SQLite has two built-in tokenizers, and they both only consider tokens consisting of US ASCII characters. All other, non-US ASCII characters are considered whitespace.
After that I also found this StackOverflow answer by @CL. (who, based on tags and reputation, appears to be an expert on SQLite) replying to a question about matching Vietnamese letters with different diacritics:
You must create the FTS table with a tokenizer that can handle Unicode characters, i.e., ICU or UNICODE61.
Please note that these tokenizers might not be available on all Android versions, and that the Android API does not expose any functions for adding user-defined tokenizers.
This 2011 SO answer seems to confirm that Android does not support tokenizers beyond the two basic simple
and porter
ones.
This is 2015. Are there any updates to this situation? I need to have the full text search supported for everyone using my app, not just people with new phones (even if the newest Android version does support it now).

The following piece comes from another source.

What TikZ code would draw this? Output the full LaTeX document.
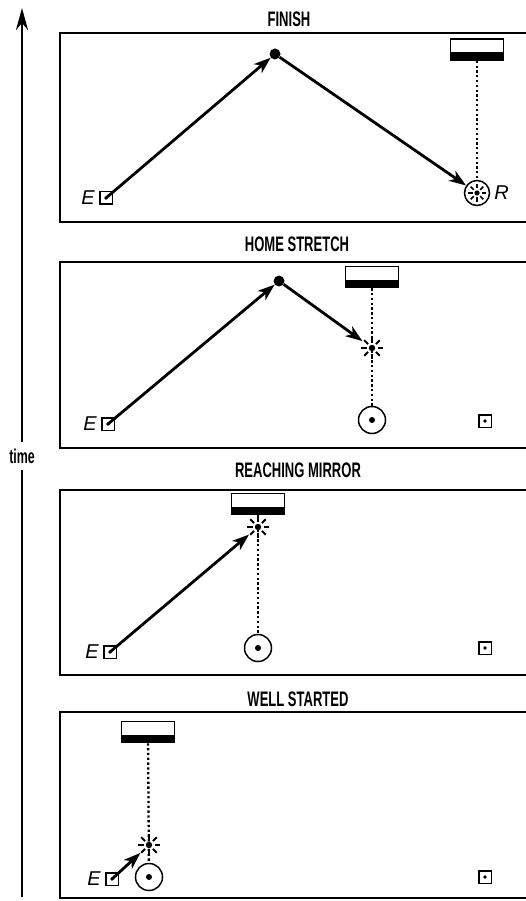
\documentclass[tikz,border=0pt]{standalone}
\usepackage{fontspec}
\setmainfont{Liberation Sans}
\newfontfamily\condfont[FakeStretch=0.62]{Liberation Sans}
\usetikzlibrary{arrows.meta,positioning}

\tikzset{
  panel/.style={line width=1.5pt},
  heading/.style={font=\condfont\bfseries\fontsize{21}{21}\selectfont,inner sep=0pt},
  elabel/.style={font=\itshape\fontsize{20}{20}\selectfont,inner sep=1pt},
  ray/.style={line width=2.8pt,-{Stealth[length=17pt,width=12pt,inset=5pt]}},
  beam/.style={line width=2.3pt,dash pattern=on 2.3pt off 2.5pt},
  station/.style={draw,line width=1.5pt,minimum size=12.5pt,inner sep=0pt,
    path picture={\fill (path picture bounding box.center) circle (1.8pt);}},
  peak/.style={circle,fill,minimum size=11pt,inner sep=0pt},
  mirror/.style={draw,line width=1.5pt,minimum width=53pt,minimum height=21pt,inner sep=0pt,
    path picture={\fill (path picture bounding box.south west) rectangle ([yshift=7.5pt]path picture bounding box.south east);}},
  burst/.style={circle,minimum size=23pt,inner sep=0pt,
    path picture={\fill (path picture bounding box.center) circle (3.2pt);
      \foreach \a in {0,45,...,315}
        \draw[line width=2pt] ([shift={(\a:5.5pt)}]path picture bounding box.center)
          -- ([shift={(\a:11pt)}]path picture bounding box.center);}},
  target/.style={circle,draw,line width=1.5pt,minimum size=27pt,inner sep=0pt,
    path picture={\fill (path picture bounding box.center) circle (3pt);}},
  receiver/.style={circle,draw,line width=1.5pt,minimum size=25pt,inner sep=0pt,
    path picture={\fill (path picture bounding box.center) circle (2.6pt);
      \foreach \a in {0,45,...,315}
        \draw[line width=1.7pt] ([shift={(\a:4.5pt)}]path picture bounding box.center)
          -- ([shift={(\a:9pt)}]path picture bounding box.center);}}
}

\begin{document}
\begin{tikzpicture}[x=1pt,y=-1pt]
  \useasboundingbox (0,0) rectangle (526,901);

  % time axis
  \node[font=\condfont\bfseries\fontsize{20}{20}\selectfont,inner sep=6pt] (time) at (22,456) {time};
  \coordinate (tlow) at (22,897);
  \coordinate (thigh) at (22,8);
  \draw[line width=2.6pt] (tlow) -- (time);
  \draw[line width=2.6pt,-{Stealth[length=22pt,width=12pt,inset=7pt]}] (time) -- (thigh);

  % frames, open to the right
  \foreach \t/\b in {33/222,262/448,490/675,712/898}
    \draw[panel] (526,\t) -| (60,\b) -- (526,\b);

  % finish
  \node[heading] (h1) at (289,19) {FINISH};
  \node[station,label={[elabel,label distance=3pt]left:E}] (E1) at (106,198) {};
  \node[peak] (P1) at (275,54) {};
  \node[mirror] (M1) at (477,49.5) {};
  \node[receiver,label={[elabel,label distance=3pt]right:R}] (R1) at (477,193) {};
  \draw[beam] (M1) -- (R1);
  \draw[ray] (E1.center) -- (P1);
  \draw[ray] (P1) -- (R1);

  % home stretch
  \node[heading] (h2) at (297,244) {HOME STRETCH};
  \node[station,label={[elabel,label distance=3pt]left:E}] (E2) at (108,424) {};
  \node[peak] (P2) at (279,281) {};
  \node[mirror] (M2) at (372,277) {};
  \node[burst] (B2) at (372,348) {};
  \node[target] (C2) at (372,420) {};
  \node[station] (S2) at (485,421) {};
  \draw[beam] (M2) -- (C2);
  \draw[ray] (E2.center) -- (P2);
  \draw[ray] (P2) -- (B2);

  % reaching mirror
  \node[heading] (h3) at (298,470) {REACHING MIRROR};
  \node[station,label={[elabel,label distance=3pt]left:E}] (E3) at (110,652) {};
  \node[mirror] (M3) at (258,504) {};
  \node[burst] (B3) at (258,527) {};
  \node[target] (C3) at (258,648) {};
  \node[station] (S3) at (485,648) {};
  \draw[beam] (M3) -- (C3);
  \draw[ray] (E3.center) -- (B3);

  % well started
  \node[heading] (h4) at (298,699) {WELL STARTED};
  \node[station,label={[elabel,label distance=3pt]left:E}] (E4) at (112,879) {};
  \node[mirror] (M4) at (148,732) {};
  \node[burst] (B4) at (149,845) {};
  \node[target] (C4) at (149,877) {};
  \node[station] (S4) at (485,877) {};
  \draw[beam] (M4) -- (C4);
  \draw[ray] (E4.center) -- (B4);
\end{tikzpicture}
\end{document}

Potential partial solution?
I find it hard to believe that FTS does not work at all with Unicode. The documentation for the simple
tokenizer says
A term is a contiguous sequence of eligible characters, where eligible characters are all alphanumeric characters and all characters with Unicode codepoint values greater than or equal to 128. All other characters are discarded when splitting a document into terms. Their only contribution is to separate adjacent terms. (emphasis added)
That gives me hope that some basic Unicode functionality could still be supported in Android, even if things like capitalization and diacritics (and various other equivalent letter forms that have different Unicode code points) are not supported.
My Main Question
Can I use SQLite FTS in Android with non-English Unicode text (codepoints > 128) if I am only using literal Unicode string tokens separated by spaces? (That is, I am searching for exact strings that occur in the text.)
Updates
- The unicode61 tokenizer is available in SQLite version 3.7.13. This tokenizer supports "full unicode case folding" and "recognizes unicode space and punctuation characters." Android Lollipop (API 20+) uses SQLite 3.8.